Il toto-risiko in ogni caso, al momento punta su questo organigramma: Grilli governatore; Anna Maria Tarantola promossa da vicedirettore a direttore generale di una Banca d’Italia sempre più “banca delle banche”, sempre più “vigilante”. Bini Smaghi andrebbe invece alla direzione generale del Tesoro a presidiare la ricostruzione dello “state banking” attorno alla Cassa depositi e prestiti: il percorso inverso da quello avviato una ventina d’anni fa da Draghi, grande privatizzatore dei gioielli italiani sulla tolda del Britannia.

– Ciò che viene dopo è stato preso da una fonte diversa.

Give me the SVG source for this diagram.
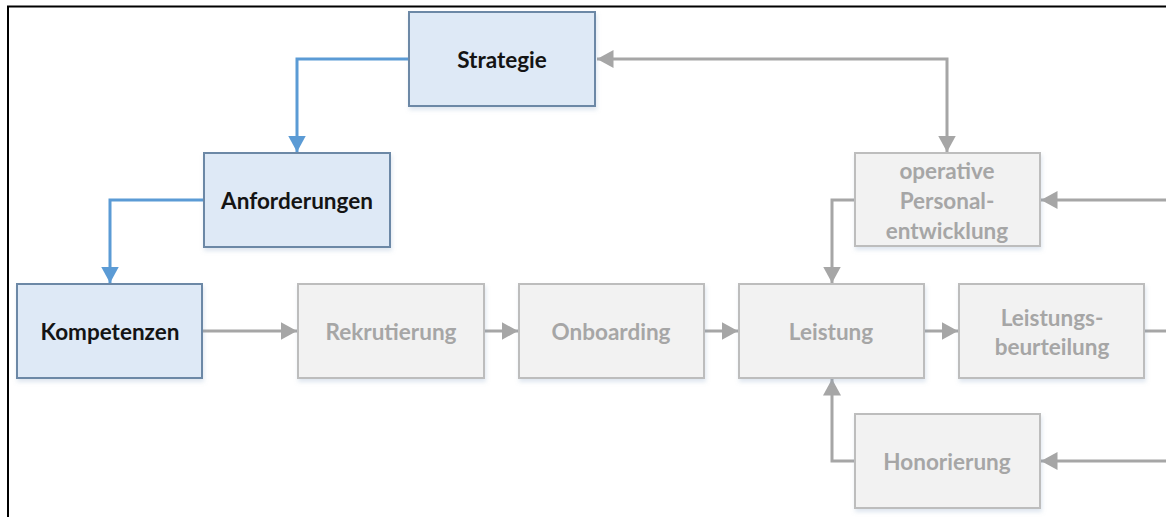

In questo quadro Tremonti – che oggi sarà in prima fila a Piazza Affari ad ascoltare il “suo” presidente della Consob, Giuseppe Vegas, all’esordio – avrebbe una supervisione forte su tutte le caselle di “Finanza Italia”: mentre le Fondazioni bancarie dell’Acri si accingono a ricapitalizzare le grandi banche e annunciano per il 2012 una loro auto-riforma. E dietro la formula “Carta delle Fondazioni” prende forma una specie di “super-patto di sindacato”.